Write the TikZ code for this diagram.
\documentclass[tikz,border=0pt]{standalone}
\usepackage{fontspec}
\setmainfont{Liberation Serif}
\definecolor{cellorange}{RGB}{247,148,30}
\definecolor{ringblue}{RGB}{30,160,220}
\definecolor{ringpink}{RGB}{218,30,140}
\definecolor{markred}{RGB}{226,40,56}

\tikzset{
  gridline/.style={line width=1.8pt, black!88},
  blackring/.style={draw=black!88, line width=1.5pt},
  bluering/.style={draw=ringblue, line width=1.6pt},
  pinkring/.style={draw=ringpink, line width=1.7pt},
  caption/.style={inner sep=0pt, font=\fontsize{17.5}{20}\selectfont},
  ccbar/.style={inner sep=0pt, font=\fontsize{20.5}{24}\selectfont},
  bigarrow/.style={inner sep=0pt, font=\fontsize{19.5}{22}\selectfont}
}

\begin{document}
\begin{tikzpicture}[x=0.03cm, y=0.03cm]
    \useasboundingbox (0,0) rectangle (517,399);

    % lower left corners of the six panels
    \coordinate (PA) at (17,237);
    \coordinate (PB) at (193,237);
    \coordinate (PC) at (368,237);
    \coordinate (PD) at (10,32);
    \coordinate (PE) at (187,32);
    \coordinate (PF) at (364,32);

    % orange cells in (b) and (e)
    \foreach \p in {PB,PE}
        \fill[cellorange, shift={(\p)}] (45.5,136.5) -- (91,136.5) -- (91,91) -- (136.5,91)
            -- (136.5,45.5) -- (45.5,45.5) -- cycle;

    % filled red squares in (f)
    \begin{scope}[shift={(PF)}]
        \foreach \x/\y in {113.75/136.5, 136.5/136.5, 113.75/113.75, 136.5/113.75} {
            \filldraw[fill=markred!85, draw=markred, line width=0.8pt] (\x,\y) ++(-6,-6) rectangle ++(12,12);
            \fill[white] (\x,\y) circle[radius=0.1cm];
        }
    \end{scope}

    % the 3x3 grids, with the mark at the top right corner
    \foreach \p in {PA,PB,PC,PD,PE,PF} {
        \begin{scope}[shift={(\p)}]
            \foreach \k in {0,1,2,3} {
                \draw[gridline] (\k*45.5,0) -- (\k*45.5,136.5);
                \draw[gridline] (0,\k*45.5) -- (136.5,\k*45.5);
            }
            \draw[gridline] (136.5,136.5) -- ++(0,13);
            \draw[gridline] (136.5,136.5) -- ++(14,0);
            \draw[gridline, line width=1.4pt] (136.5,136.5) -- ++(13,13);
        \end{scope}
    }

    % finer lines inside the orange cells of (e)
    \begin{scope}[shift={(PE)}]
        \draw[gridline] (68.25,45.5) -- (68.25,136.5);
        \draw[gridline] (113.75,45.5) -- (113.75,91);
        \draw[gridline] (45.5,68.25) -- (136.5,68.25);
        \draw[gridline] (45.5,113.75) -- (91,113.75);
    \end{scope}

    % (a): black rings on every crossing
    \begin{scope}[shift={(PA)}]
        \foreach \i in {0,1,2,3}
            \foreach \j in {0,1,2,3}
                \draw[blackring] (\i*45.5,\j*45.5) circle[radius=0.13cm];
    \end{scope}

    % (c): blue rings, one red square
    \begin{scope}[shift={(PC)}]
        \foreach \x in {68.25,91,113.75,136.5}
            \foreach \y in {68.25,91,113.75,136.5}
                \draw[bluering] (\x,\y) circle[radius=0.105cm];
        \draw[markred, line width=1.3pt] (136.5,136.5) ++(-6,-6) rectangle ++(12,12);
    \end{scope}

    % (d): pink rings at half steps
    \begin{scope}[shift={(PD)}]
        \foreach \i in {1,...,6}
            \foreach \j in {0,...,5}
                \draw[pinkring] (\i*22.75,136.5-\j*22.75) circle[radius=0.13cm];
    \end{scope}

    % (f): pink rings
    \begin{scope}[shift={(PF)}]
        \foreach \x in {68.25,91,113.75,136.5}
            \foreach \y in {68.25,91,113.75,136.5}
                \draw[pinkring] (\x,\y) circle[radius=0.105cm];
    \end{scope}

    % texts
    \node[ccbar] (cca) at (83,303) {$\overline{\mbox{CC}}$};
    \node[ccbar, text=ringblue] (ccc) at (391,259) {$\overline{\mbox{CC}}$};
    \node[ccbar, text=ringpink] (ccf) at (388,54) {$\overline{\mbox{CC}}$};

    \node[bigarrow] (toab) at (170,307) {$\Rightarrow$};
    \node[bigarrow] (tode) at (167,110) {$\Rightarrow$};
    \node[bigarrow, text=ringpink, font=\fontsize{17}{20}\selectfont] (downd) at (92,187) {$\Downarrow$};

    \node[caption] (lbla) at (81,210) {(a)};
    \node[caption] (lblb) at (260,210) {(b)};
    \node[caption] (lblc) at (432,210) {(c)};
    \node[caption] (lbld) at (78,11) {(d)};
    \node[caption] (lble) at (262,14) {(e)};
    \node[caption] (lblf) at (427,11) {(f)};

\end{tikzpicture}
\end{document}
- - -
Task details — Transcribe all of the material exactly. Omit nothing.

Worked answer —
Write the TikZ code for this diagram.
\documentclass[tikz,border=0pt]{standalone}
\usepackage{fontspec}
\setmainfont{Liberation Serif}
\definecolor{cellorange}{RGB}{247,148,30}
\definecolor{ringblue}{RGB}{30,160,220}
\definecolor{ringpink}{RGB}{218,30,140}
\definecolor{markred}{RGB}{226,40,56}

\tikzset{
  gridline/.style={line width=1.8pt, black!88},
  blackring/.style={draw=black!88, line width=1.5pt},
  bluering/.style={draw=ringblue, line width=1.6pt},
  pinkring/.style={draw=ringpink, line width=1.7pt},
  caption/.style={inner sep=0pt, font=\fontsize{17.5}{20}\selectfont},
  ccbar/.style={inner sep=0pt, font=\fontsize{20.5}{24}\selectfont},
  bigarrow/.style={inner sep=0pt, font=\fontsize{19.5}{22}\selectfont}
}

\begin{document}
\begin{tikzpicture}[x=0.03cm, y=0.03cm]
    \useasboundingbox (0,0) rectangle (517,399);

    % lower left corners of the six panels
    \coordinate (PA) at (17,237);
    \coordinate (PB) at (193,237);
    \coordinate (PC) at (368,237);
    \coordinate (PD) at (10,32);
    \coordinate (PE) at (187,32);
    \coordinate (PF) at (364,32);

    % orange cells in (b) and (e)
    \foreach \p in {PB,PE}
        \fill[cellorange, shift={(\p)}] (45.5,136.5) -- (91,136.5) -- (91,91) -- (136.5,91)
            -- (136.5,45.5) -- (45.5,45.5) -- cycle;

    % filled red squares in (f)
    \begin{scope}[shift={(PF)}]
        \foreach \x/\y in {113.75/136.5, 136.5/136.5, 113.75/113.75, 136.5/113.75} {
            \filldraw[fill=markred!85, draw=markred, line width=0.8pt] (\x,\y) ++(-6,-6) rectangle ++(12,12);
            \fill[white] (\x,\y) circle[radius=0.1cm];
        }
    \end{scope}

    % the 3x3 grids, with the mark at the top right corner
    \foreach \p in {PA,PB,PC,PD,PE,PF} {
        \begin{scope}[shift={(\p)}]
            \foreach \k in {0,1,2,3} {
                \draw[gridline] (\k*45.5,0) -- (\k*45.5,136.5);
                \draw[gridline] (0,\k*45.5) -- (136.5,\k*45.5);
            }
            \draw[gridline] (136.5,136.5) -- ++(0,13);
            \draw[gridline] (136.5,136.5) -- ++(14,0);
            \draw[gridline, line width=1.4pt] (136.5,136.5) -- ++(13,13);
        \end{scope}
    }

    % finer lines inside the orange cells of (e)
    \begin{scope}[shift={(PE)}]
        \draw[gridline] (68.25,45.5) -- (68.25,136.5);
        \draw[gridline] (113.75,45.5) -- (113.75,91);
        \draw[gridline] (45.5,68.25) -- (136.5,68.25);
        \draw[gridline] (45.5,113.75) -- (91,113.75);
    \end{scope}

    % (a): black rings on every crossing
    \begin{scope}[shift={(PA)}]
        \foreach \i in {0,1,2,3}
            \foreach \j in {0,1,2,3}
                \draw[blackring] (\i*45.5,\j*45.5) circle[radius=0.13cm];
    \end{scope}

    % (c): blue rings, one red square
    \begin{scope}[shift={(PC)}]
        \foreach \x in {68.25,91,113.75,136.5}
            \foreach \y in {68.25,91,113.75,136.5}
                \draw[bluering] (\x,\y) circle[radius=0.105cm];
        \draw[markred, line width=1.3pt] (136.5,136.5) ++(-6,-6) rectangle ++(12,12);
    \end{scope}

    % (d): pink rings at half steps
    \begin{scope}[shift={(PD)}]
        \foreach \i in {1,...,6}
            \foreach \j in {0,...,5}
                \draw[pinkring] (\i*22.75,136.5-\j*22.75) circle[radius=0.13cm];
    \end{scope}

    % (f): pink rings
    \begin{scope}[shift={(PF)}]
        \foreach \x in {68.25,91,113.75,136.5}
            \foreach \y in {68.25,91,113.75,136.5}
                \draw[pinkring] (\x,\y) circle[radius=0.105cm];
    \end{scope}

    % texts
    \node[ccbar] (cca) at (83,303) {$\overline{\mbox{CC}}$};
    \node[ccbar, text=ringblue] (ccc) at (391,259) {$\overline{\mbox{CC}}$};
    \node[ccbar, text=ringpink] (ccf) at (388,54) {$\overline{\mbox{CC}}$};

    \node[bigarrow] (toab) at (170,307) {$\Rightarrow$};
    \node[bigarrow] (tode) at (167,110) {$\Rightarrow$};
    \node[bigarrow, text=ringpink, font=\fontsize{17}{20}\selectfont] (downd) at (92,187) {$\Downarrow$};

    \node[caption] (lbla) at (81,210) {(a)};
    \node[caption] (lblb) at (260,210) {(b)};
    \node[caption] (lblc) at (432,210) {(c)};
    \node[caption] (lbld) at (78,11) {(d)};
    \node[caption] (lble) at (262,14) {(e)};
    \node[caption] (lblf) at (427,11) {(f)};

\end{tikzpicture}
\end{document}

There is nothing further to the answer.